Records with drawing code:

* * * * * * *

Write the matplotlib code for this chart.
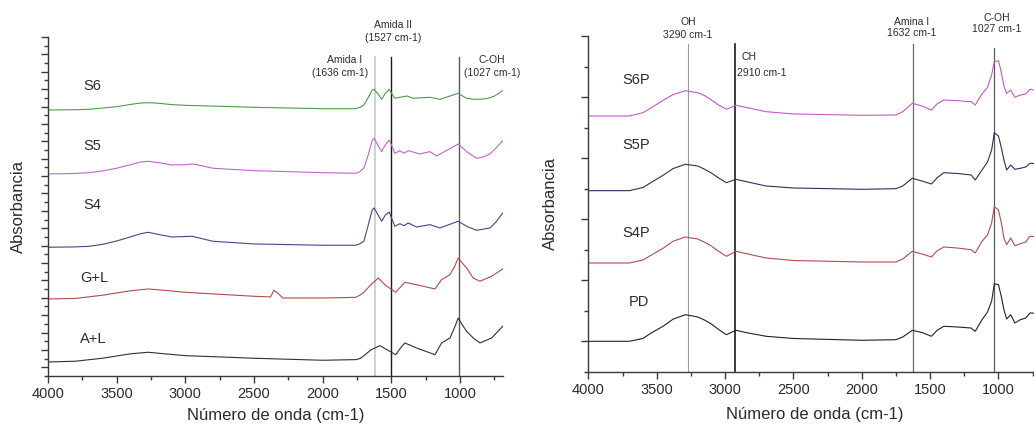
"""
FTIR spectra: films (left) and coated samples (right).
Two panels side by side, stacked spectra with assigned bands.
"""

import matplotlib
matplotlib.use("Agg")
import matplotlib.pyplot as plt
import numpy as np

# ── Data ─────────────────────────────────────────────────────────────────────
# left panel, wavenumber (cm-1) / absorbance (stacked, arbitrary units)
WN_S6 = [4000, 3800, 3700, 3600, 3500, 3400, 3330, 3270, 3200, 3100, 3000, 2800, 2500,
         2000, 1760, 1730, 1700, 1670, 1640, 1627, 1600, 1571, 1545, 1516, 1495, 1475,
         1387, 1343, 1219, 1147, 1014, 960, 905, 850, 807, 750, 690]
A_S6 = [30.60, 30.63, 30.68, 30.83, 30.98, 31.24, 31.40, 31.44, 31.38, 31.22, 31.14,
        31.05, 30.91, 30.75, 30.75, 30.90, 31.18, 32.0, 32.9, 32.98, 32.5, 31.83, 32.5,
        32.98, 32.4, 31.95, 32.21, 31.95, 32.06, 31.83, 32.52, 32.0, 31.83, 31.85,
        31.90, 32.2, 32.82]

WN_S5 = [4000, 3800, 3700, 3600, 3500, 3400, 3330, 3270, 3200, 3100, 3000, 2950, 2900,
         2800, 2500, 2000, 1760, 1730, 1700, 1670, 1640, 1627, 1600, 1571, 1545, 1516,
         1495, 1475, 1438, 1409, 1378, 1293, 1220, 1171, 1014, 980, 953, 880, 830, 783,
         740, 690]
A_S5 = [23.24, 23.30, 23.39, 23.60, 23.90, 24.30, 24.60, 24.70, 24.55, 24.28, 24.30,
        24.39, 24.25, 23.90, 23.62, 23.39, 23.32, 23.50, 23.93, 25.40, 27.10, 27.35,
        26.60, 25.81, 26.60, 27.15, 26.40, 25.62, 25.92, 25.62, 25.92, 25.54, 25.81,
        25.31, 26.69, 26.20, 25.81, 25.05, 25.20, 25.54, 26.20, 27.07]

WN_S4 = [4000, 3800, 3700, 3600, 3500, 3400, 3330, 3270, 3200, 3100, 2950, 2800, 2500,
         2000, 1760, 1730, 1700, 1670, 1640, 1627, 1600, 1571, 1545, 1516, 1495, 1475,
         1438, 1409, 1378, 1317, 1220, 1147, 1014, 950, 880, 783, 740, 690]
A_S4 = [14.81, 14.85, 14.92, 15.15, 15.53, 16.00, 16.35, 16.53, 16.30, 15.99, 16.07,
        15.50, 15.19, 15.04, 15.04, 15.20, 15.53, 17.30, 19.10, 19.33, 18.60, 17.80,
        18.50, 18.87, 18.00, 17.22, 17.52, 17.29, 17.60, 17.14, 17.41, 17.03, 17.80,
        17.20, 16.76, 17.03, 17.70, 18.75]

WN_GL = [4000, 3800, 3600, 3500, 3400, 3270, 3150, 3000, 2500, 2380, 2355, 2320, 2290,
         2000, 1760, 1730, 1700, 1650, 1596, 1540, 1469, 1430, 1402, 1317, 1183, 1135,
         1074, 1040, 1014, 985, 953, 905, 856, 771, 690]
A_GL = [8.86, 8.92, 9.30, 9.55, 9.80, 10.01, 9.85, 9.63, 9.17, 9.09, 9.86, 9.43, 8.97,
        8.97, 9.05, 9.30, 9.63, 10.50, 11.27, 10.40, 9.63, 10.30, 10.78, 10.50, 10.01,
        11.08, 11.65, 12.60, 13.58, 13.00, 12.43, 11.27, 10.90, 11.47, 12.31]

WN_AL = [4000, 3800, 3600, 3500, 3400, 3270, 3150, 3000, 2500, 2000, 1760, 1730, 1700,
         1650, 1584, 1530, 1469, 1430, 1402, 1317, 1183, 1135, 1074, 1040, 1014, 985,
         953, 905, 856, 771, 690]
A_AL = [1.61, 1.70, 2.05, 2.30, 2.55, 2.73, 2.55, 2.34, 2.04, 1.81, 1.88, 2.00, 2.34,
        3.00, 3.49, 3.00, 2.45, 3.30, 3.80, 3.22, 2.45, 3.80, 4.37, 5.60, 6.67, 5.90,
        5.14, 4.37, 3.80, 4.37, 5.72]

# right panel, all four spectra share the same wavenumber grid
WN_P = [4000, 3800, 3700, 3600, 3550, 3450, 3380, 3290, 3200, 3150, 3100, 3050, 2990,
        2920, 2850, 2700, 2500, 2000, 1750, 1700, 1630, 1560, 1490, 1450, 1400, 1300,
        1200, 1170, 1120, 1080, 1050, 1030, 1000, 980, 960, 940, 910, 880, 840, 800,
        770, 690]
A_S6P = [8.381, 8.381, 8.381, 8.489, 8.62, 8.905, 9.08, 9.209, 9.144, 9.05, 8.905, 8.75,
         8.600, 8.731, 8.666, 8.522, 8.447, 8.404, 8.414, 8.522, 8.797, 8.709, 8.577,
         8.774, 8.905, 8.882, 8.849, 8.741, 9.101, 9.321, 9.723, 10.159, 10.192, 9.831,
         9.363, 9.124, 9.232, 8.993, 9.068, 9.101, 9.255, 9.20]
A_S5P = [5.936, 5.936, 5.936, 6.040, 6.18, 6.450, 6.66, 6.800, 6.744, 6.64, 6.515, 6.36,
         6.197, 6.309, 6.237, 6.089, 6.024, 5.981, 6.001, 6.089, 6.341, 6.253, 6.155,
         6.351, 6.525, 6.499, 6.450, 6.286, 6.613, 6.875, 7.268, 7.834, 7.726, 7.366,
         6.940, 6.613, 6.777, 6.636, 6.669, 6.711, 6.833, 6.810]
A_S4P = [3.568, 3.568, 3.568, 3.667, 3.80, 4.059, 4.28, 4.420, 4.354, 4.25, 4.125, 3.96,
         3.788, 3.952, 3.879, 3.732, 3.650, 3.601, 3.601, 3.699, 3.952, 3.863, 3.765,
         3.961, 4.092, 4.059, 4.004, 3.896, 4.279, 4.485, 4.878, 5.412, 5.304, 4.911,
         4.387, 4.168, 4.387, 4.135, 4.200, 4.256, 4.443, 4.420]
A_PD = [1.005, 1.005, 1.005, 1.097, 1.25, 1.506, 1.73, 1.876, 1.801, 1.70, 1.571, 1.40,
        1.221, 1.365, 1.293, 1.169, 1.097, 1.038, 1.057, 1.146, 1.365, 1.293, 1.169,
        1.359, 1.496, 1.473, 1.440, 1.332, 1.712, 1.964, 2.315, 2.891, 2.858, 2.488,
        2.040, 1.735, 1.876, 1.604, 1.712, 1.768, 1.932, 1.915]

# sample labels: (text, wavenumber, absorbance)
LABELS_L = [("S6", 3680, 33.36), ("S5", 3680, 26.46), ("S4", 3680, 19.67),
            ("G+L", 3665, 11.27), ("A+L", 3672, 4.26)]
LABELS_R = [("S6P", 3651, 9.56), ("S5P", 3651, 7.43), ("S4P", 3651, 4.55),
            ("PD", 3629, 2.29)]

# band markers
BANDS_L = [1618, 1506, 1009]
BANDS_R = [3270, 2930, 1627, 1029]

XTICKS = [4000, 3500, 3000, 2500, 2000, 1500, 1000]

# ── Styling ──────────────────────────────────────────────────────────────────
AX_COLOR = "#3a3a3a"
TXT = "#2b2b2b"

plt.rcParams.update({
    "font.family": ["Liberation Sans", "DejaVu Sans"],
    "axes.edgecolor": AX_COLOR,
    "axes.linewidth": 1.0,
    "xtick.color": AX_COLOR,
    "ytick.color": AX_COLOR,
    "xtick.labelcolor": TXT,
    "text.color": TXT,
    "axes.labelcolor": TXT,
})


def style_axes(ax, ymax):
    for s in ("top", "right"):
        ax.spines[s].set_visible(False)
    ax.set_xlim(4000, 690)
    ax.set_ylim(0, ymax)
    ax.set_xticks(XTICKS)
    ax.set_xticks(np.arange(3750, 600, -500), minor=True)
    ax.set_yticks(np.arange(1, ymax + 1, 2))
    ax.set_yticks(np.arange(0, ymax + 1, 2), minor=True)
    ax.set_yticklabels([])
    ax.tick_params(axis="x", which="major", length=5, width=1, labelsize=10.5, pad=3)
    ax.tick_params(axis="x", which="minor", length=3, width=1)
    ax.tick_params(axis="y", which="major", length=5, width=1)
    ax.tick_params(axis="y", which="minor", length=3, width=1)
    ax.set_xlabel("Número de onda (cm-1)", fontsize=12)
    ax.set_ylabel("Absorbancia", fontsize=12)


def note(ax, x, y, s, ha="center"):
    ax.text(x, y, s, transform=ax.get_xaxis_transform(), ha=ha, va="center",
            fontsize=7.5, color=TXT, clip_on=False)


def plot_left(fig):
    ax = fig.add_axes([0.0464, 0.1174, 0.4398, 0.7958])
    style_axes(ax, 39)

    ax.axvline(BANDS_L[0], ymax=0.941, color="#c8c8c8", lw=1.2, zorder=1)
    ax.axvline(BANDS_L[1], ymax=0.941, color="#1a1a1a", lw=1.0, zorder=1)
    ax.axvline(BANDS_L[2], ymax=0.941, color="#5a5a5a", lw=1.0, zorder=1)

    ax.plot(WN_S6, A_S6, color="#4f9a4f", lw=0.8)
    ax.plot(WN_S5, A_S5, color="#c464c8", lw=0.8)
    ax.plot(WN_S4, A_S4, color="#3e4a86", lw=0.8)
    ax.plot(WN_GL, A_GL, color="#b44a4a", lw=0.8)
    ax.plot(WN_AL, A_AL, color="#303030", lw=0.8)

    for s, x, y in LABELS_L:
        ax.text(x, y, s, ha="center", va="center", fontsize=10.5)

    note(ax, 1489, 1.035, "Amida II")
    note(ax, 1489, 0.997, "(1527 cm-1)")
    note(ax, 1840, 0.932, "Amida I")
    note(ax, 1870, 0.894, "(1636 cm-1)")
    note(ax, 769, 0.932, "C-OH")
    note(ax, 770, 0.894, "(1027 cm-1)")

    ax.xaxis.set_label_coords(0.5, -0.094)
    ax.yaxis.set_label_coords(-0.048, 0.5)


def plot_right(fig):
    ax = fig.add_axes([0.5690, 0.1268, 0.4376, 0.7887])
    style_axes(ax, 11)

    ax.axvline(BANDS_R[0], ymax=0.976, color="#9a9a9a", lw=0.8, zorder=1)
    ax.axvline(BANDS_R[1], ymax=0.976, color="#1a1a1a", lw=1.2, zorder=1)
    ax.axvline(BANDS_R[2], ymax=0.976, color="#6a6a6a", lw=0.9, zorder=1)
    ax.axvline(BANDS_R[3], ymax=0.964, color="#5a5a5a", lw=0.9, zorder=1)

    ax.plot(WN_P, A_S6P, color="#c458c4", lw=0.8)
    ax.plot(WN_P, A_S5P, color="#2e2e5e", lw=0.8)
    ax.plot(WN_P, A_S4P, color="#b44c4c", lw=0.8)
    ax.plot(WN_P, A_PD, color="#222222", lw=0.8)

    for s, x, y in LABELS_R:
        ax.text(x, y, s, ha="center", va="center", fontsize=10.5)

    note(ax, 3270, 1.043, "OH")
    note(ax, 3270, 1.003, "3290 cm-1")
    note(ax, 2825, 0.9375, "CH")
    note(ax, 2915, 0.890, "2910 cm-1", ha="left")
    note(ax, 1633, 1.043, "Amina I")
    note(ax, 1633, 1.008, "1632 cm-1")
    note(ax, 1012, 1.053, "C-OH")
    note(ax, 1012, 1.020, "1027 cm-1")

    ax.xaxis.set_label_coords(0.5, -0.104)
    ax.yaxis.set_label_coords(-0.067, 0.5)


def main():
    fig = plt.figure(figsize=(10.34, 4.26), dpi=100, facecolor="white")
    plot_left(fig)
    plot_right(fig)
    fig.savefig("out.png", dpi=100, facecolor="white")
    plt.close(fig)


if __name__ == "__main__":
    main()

* * * * * * *

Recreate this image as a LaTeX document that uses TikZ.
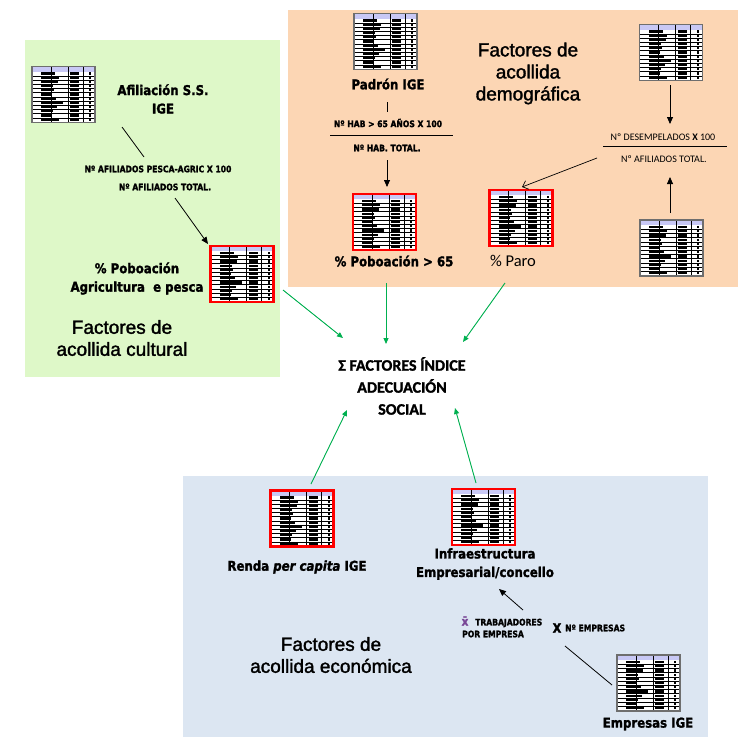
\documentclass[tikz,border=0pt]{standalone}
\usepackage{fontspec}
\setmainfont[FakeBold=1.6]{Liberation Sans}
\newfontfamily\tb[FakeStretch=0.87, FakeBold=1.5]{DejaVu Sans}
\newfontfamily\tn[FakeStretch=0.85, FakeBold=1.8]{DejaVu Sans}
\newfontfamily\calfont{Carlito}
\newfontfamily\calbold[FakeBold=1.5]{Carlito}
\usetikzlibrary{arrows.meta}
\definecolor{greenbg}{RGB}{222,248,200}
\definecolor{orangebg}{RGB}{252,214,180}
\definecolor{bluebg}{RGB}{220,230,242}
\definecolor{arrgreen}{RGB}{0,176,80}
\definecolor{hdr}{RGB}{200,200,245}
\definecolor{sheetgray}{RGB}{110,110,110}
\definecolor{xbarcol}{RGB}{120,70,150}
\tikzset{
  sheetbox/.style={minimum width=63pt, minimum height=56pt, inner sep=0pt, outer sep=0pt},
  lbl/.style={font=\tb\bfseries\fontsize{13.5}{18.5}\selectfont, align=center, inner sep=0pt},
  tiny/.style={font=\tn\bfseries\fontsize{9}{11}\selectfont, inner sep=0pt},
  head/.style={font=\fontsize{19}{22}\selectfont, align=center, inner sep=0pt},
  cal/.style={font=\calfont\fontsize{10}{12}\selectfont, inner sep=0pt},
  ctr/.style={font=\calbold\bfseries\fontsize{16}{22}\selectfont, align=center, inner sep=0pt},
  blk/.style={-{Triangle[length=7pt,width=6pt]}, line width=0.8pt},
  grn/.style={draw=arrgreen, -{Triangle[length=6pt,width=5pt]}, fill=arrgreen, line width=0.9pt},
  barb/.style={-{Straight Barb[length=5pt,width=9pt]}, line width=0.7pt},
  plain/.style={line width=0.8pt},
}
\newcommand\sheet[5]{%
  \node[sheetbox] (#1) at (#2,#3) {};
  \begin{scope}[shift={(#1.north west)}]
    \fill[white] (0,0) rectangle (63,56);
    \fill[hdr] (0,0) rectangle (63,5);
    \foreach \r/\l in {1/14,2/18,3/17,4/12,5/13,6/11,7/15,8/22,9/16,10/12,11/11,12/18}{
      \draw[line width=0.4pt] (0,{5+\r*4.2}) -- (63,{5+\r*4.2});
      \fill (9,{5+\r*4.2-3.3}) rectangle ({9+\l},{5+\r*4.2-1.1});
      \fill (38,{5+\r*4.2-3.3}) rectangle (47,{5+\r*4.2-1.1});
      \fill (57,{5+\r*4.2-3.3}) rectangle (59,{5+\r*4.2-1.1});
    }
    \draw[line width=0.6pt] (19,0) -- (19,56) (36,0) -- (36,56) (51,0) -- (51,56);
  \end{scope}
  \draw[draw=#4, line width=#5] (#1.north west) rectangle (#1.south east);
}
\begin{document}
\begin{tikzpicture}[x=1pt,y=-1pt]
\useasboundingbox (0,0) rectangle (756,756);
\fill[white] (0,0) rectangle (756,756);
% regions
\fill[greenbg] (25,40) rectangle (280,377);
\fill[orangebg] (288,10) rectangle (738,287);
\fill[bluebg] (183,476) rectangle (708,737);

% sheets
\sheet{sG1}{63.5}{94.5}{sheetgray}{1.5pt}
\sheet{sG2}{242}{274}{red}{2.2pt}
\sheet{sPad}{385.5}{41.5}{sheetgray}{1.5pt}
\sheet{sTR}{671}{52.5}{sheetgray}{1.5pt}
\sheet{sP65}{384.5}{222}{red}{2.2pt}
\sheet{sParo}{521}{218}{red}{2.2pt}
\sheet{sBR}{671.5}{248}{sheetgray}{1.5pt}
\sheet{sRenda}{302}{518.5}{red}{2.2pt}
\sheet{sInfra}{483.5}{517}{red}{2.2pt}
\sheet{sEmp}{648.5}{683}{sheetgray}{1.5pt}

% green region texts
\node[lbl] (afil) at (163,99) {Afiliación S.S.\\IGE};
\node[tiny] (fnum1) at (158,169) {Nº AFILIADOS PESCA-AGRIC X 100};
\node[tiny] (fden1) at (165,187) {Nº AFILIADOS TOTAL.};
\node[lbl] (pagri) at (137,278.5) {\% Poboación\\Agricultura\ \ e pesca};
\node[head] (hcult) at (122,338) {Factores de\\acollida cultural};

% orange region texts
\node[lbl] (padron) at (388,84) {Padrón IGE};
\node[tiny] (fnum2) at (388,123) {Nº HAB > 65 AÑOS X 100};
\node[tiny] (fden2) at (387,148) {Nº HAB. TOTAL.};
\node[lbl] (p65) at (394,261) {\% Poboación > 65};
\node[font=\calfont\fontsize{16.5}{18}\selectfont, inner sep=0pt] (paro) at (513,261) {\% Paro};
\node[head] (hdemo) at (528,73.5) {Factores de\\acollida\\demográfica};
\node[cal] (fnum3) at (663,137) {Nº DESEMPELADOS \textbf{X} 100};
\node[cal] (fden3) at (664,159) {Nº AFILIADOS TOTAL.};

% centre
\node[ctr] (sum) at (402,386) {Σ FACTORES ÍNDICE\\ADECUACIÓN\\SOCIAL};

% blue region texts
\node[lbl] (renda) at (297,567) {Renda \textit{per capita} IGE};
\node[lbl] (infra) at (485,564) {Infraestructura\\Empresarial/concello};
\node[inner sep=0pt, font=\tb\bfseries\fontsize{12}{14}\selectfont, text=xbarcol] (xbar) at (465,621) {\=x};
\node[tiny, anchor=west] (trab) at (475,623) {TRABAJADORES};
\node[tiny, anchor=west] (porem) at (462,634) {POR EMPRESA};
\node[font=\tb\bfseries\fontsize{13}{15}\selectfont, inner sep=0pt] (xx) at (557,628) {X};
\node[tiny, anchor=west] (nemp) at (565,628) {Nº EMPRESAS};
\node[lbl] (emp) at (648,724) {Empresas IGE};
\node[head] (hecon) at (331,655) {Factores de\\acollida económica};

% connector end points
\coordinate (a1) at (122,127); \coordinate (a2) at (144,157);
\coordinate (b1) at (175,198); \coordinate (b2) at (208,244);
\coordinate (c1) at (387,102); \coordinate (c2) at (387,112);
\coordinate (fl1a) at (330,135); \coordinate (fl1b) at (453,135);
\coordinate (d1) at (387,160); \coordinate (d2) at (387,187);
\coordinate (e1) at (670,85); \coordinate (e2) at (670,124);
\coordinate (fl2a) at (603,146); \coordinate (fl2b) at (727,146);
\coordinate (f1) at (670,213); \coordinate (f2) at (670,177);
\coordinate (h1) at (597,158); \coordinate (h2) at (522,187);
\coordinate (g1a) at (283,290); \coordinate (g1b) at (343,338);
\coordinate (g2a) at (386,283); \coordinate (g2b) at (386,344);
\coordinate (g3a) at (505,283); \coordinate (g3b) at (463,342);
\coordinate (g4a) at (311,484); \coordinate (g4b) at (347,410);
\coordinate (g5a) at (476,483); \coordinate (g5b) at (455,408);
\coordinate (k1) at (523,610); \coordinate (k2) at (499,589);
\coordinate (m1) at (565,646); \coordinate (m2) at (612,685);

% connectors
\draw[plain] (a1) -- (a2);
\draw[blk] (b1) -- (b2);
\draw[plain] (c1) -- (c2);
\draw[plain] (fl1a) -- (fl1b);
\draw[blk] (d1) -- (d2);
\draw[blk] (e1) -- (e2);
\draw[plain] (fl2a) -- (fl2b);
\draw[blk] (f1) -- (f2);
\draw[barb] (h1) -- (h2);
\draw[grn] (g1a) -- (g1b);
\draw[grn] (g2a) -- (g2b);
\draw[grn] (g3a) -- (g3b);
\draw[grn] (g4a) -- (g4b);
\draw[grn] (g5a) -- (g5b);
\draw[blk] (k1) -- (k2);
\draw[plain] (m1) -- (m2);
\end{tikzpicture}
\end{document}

* * * * * * *

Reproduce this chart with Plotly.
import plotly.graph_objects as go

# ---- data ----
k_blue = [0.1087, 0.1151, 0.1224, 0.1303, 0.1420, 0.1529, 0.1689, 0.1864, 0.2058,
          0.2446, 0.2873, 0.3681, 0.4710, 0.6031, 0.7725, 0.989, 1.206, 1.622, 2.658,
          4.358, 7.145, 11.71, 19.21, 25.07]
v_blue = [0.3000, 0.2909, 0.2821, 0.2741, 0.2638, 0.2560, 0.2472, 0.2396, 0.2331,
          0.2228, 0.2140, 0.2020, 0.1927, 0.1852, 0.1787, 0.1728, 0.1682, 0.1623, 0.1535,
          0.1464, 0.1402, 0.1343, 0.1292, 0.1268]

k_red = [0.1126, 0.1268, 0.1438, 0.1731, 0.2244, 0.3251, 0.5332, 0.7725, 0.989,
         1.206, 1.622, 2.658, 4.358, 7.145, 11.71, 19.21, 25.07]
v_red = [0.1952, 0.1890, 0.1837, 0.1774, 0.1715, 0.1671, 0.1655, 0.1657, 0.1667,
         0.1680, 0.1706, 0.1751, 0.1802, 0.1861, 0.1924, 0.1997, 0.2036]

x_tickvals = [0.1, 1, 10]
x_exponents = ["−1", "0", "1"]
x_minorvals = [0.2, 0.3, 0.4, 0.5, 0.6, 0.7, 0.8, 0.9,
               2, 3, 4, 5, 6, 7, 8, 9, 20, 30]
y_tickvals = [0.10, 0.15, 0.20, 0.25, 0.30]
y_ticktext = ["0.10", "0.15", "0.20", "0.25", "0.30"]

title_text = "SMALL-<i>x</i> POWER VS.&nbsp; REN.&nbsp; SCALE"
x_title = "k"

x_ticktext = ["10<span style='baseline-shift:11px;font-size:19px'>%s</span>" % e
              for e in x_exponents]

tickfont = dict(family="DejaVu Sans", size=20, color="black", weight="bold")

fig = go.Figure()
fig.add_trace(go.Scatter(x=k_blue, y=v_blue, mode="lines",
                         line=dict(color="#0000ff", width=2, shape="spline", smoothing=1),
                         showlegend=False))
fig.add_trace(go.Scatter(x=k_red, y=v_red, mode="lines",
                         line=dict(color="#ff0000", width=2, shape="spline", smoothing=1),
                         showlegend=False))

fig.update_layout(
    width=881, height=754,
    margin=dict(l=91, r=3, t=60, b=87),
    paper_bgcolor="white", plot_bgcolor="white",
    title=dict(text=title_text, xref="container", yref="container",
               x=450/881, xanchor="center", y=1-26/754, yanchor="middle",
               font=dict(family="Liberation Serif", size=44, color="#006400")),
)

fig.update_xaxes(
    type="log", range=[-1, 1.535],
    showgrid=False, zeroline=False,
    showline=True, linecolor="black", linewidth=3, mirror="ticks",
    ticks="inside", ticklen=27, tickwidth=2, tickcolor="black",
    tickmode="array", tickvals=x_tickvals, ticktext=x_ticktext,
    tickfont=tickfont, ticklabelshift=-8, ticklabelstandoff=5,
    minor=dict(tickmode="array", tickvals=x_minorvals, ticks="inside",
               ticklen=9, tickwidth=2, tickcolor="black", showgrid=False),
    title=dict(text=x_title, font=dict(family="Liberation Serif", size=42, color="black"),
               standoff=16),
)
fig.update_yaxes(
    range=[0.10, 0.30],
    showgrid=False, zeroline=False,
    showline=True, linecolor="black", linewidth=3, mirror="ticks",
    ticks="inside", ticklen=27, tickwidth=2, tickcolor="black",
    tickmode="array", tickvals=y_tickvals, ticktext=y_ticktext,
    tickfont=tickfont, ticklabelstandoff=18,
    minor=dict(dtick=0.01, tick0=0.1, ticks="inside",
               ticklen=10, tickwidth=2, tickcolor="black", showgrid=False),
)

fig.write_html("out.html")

* * * * * * *

_Exercise requirements_. What is the number of lines in the data above that include the word "chart"? Answer with that number only.

_Answer_. 2